Pre-exhaust with Leg Extensions

Leg extensions are commonly regarded as a means of warming up the knees before you do heavy pressing movements, so they're often performed with light weight and high reps. But you can also use leg extensions to pre-exhaust the quadriceps so that you need less weight on the pressing movements to follow, and you achieve the same growth-stimulating effects. Start with a couple of light warmup sets, but then go ahead and do three or four tough work sets to failure, using more weight and fewer reps on each consecutive set. An example might be 200 pounds for 20 reps, 250 for 15 and a third set with 300 pounds for 10 reps. That will ensure that your quads fatigue before your hamstrings and glutes when you follow up with squats or leg presses, and you should require only about 60 to 80 percent of the usual weight to hit failure within your desired rep ranges.

A Press is a Press

Don't fall for the myth that barbell squats are the only pressing movement that can pack size onto your thighs; it's just not true. Hard work on leg presses, hack squats or Smith-machine squats can certainly build muscle too. Having to balance a bar on your traps as you do knee bends means that squats are the hardest in terms of the weights you can handle. So it may take 800 pounds on a leg press to work the legs as hard as 300 pounds on squats, but the result should be the same. Plenty of great legs have been built using pressing movements other than the barbell squat; don't think it can't be done.
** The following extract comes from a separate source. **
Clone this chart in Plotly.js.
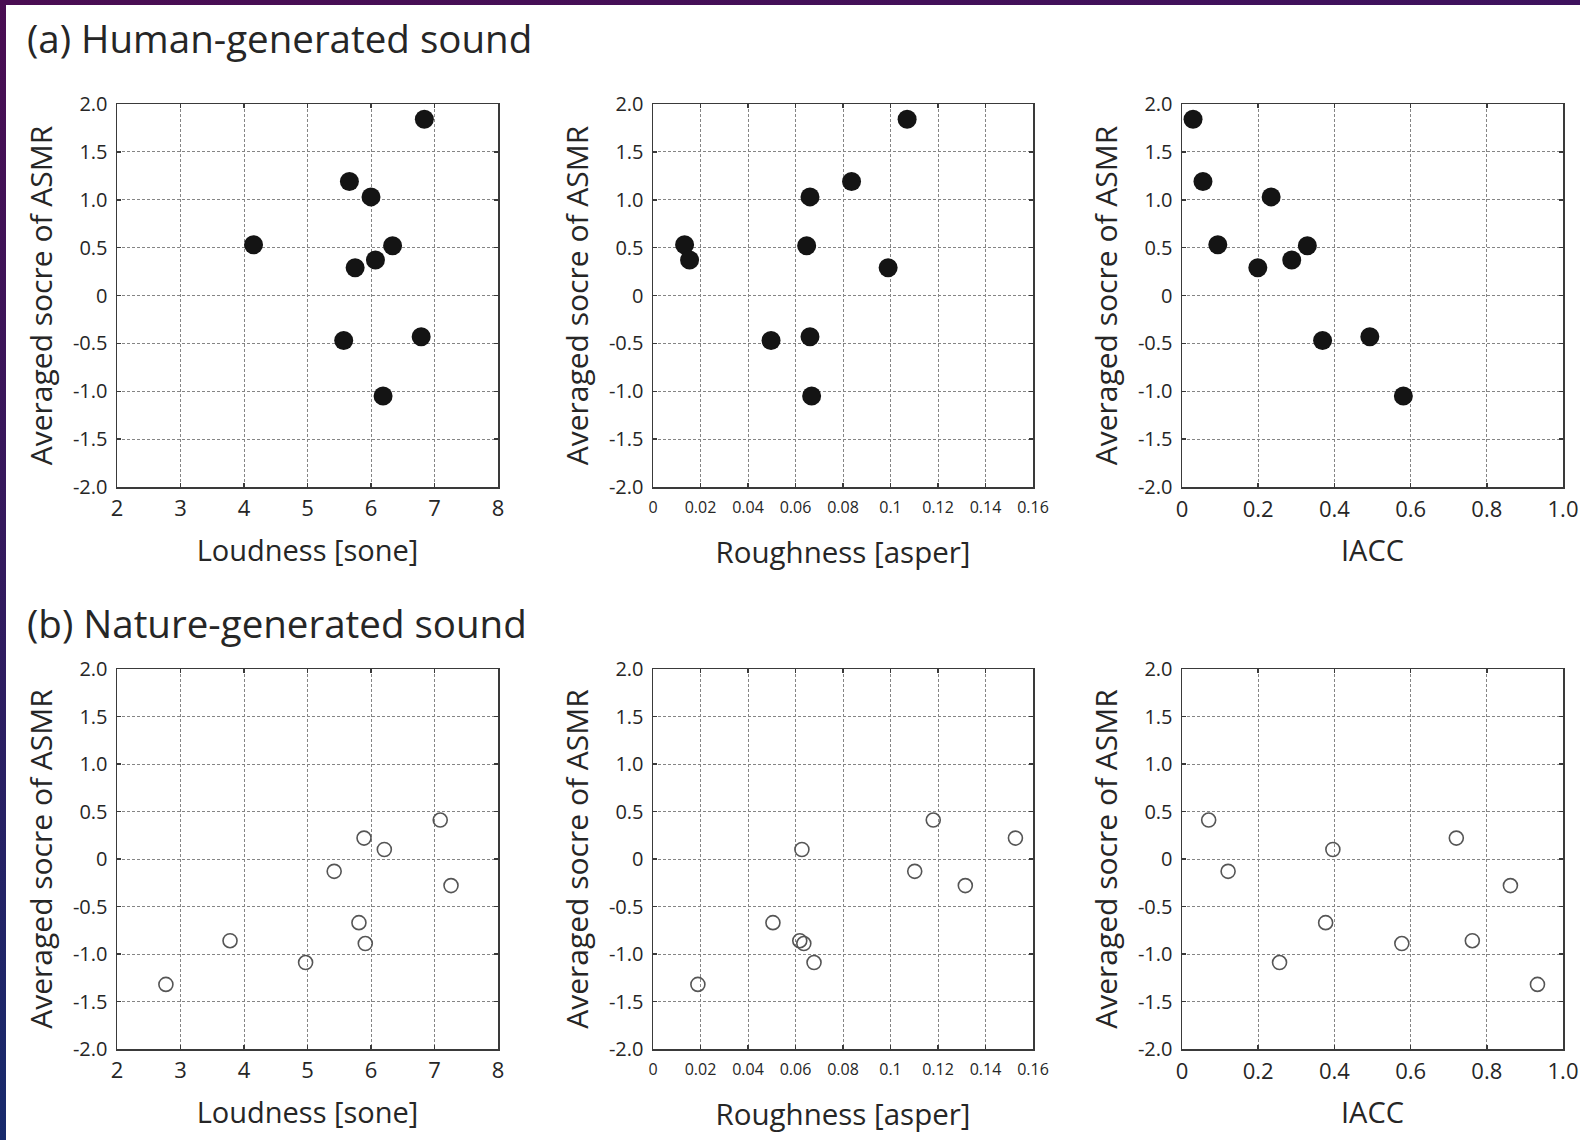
<!DOCTYPE html>
<html>
<head>
<meta charset="utf-8">
<script src="https://cdn.plot.ly/plotly-3.0.1.min.js"></script>
<style>
  html, body { margin: 0; padding: 0; background: #ffffff; }
  #wrap { position: relative; width: 1580px; height: 1140px; overflow: hidden; background: #ffffff; }
  #plot { position: absolute; left: 0; top: 0; width: 1580px; height: 1140px; }
  #bartop { position: absolute; left: 0; top: 0; width: 1580px; height: 5px; background: linear-gradient(to right, #4a0d52, #3e125e); }
  #barleft { position: absolute; left: 0; top: 0; width: 6px; height: 1140px; background: linear-gradient(to bottom, #4a0d52, #331a5e 50%, #172a6c); }
</style>
</head>
<body>
<div id="wrap">
  <div id="plot"></div>
  <div id="bartop"></div>
  <div id="barleft"></div>
</div>
<script>
// ---------- data ----------
// (a) Human-generated sound: averaged ASMR score and acoustic features
const humanScore     = [1.84, 1.19, 1.03, 0.53, 0.52, 0.37, 0.29, -0.47, -0.43, -1.05];
const humanLoudness  = [6.84, 5.66, 6.00, 4.15, 6.34, 6.07, 5.75, 5.57, 6.79, 6.19];
const humanRoughness = [0.107, 0.0836, 0.0661, 0.0133, 0.0647, 0.0154, 0.099, 0.0497, 0.0661, 0.0668];
const humanIACC      = [0.029, 0.055, 0.234, 0.094, 0.329, 0.288, 0.199, 0.369, 0.493, 0.581];

// (b) Nature-generated sound
const natureScore     = [0.41, 0.22, 0.10, -0.13, -0.28, -0.67, -0.86, -0.89, -1.09, -1.32];
const natureLoudness  = [7.09, 5.89, 6.21, 5.42, 7.26, 5.81, 3.78, 5.91, 4.97, 2.77];
const natureRoughness = [0.118, 0.1526, 0.0627, 0.1102, 0.1315, 0.0505, 0.0618, 0.0635, 0.0678, 0.0189];
const natureIACC      = [0.070, 0.720, 0.396, 0.121, 0.862, 0.377, 0.762, 0.577, 0.256, 0.933];

// tick labels
const scoreTickVals  = [-2, -1.5, -1, -0.5, 0, 0.5, 1, 1.5, 2];
const scoreTickText  = ["-2.0", "-1.5", "-1.0", "-0.5", "0", "0.5", "1.0", "1.5", "2.0"];
const loudTickVals   = [2, 3, 4, 5, 6, 7, 8];
const loudTickText   = ["2", "3", "4", "5", "6", "7", "8"];
const roughTickVals  = [0, 0.02, 0.04, 0.06, 0.08, 0.1, 0.12, 0.14, 0.16];
const roughTickText  = ["0", "0.02", "0.04", "0.06", "0.08", "0.1", "0.12", "0.14", "0.16"];
const iaccTickVals   = [0, 0.2, 0.4, 0.6, 0.8, 1.0];
const iaccTickText   = ["0", "0.2", "0.4", "0.6", "0.8", "1.0"];

const yTitle = "Averaged socre of ASMR";
const xTitles = ["Loudness [sone]", "Roughness [asper]", "IACC"];
const sectionTitles = ["(a) Human-generated sound", "(b) Nature-generated sound"];

// ---------- layout helpers ----------
const W = 1580, H = 1140;
const FONT = "Open Sans, Noto Sans, sans-serif";
const TXT = "#262626";
const colPx = [[117, 498], [653, 1033], [1182, 1563]];
const rowPx = [[104, 487], [669, 1049]];
const xDom = c => [colPx[c][0] / W, colPx[c][1] / W];
const yDom = r => [1 - rowPx[r][1] / H, 1 - rowPx[r][0] / H];

const xRanges = [[2, 8], [0, 0.16], [0, 1]];
const xTV = [loudTickVals, roughTickVals, iaccTickVals];
const xTT = [loudTickText, roughTickText, iaccTickText];
const xTickSize = [22, 16, 22];
const xTickStandoff = [1, 5, 2];
const xTitleSize = [29, 29.5, 29];
const xTitleStandoff = [20, 25, 19];

const human = [humanLoudness, humanRoughness, humanIACC];
const nature = [natureLoudness, natureRoughness, natureIACC];

const traces = [];
const layout = {
  width: W, height: H,
  margin: { l: 0, r: 0, t: 0, b: 0 },
  paper_bgcolor: "rgba(0,0,0,0)",
  plot_bgcolor: "#ffffff",
  showlegend: false,
  font: { family: FONT, color: TXT },
  annotations: []
};

let k = 0;
for (let r = 0; r < 2; r++) {
  for (let c = 0; c < 3; c++) {
    k++;
    const xa = "xaxis" + (k === 1 ? "" : k);
    const ya = "yaxis" + (k === 1 ? "" : k);
    const xr = "x" + (k === 1 ? "" : k);
    const yr = "y" + (k === 1 ? "" : k);
    const common = {
      showline: true, linecolor: "#3a3a3a", linewidth: 1.5, mirror: "ticks",
      ticks: "inside", ticklen: 4, tickwidth: 1.5, tickcolor: "#3a3a3a",
      showgrid: true, gridcolor: "#858585", gridwidth: 1, griddash: "3px,2px",
      zeroline: false, fixedrange: true
    };
    layout[xa] = Object.assign({}, common, {
      domain: xDom(c), anchor: yr, range: xRanges[c],
      tickmode: "array", tickvals: xTV[c], ticktext: xTT[c],
      tickfont: { family: FONT, size: xTickSize[c], color: TXT },
      ticklabelstandoff: xTickStandoff[c],
      title: { text: xTitles[c], font: { family: FONT, size: xTitleSize[c], color: TXT }, standoff: xTitleStandoff[c] }
    });
    layout[ya] = Object.assign({}, common, {
      domain: yDom(r), anchor: xr, range: [-2, 2],
      tickmode: "array", tickvals: scoreTickVals, ticktext: scoreTickText,
      tickfont: { family: FONT, size: 20, color: TXT },
      ticklabelstandoff: 4,
      title: { text: yTitle, font: { family: FONT, size: 30, color: TXT }, standoff: 11 }
    });
    if (r === 0) {
      traces.push({
        type: "scatter", mode: "markers", x: human[c], y: humanScore,
        xaxis: xr, yaxis: yr, cliponaxis: false,
        marker: { symbol: "circle", size: 19, color: "#141414", line: { width: 0 } },
        hoverinfo: "x+y"
      });
    } else {
      traces.push({
        type: "scatter", mode: "markers", x: nature[c], y: natureScore,
        xaxis: xr, yaxis: yr, cliponaxis: false,
        marker: { symbol: "circle-open", size: 14, color: "#555555", line: { width: 1.6 } },
        hoverinfo: "x+y"
      });
    }
  }
}

layout.annotations.push({
  text: sectionTitles[0], xref: "paper", yref: "paper",
  x: 25 / W, y: 1 - 38 / H, xanchor: "left", yanchor: "middle",
  showarrow: false, font: { family: FONT, size: 38.5, color: TXT }
});
layout.annotations.push({
  text: sectionTitles[1], xref: "paper", yref: "paper",
  x: 25 / W, y: 1 - 623 / H, xanchor: "left", yanchor: "middle",
  showarrow: false, font: { family: FONT, size: 38.5, color: TXT }
});

Plotly.newPlot("plot", traces, layout, { displayModeBar: false, staticPlot: true });
</script>
</body>
</html>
Squat Later in the Workout

Of course, it would be wise to keep squats in your leg program for best results. The smart way to do that is to do them at the end of your workout so that you need far less weight. I like to do leg extensions, heavy leg presses or hacks, then walking dumbbell lunges and, only after all of those, barbell squats. All it takes at that point is a couple of very strict sets of 15 deep reps with a mere 225 on the bar to put the final blowtorch to my quads. And honestly my legs look much better now than they did a few years ago, when I was squatting 500 pounds and injuring my lower back on a regular basis.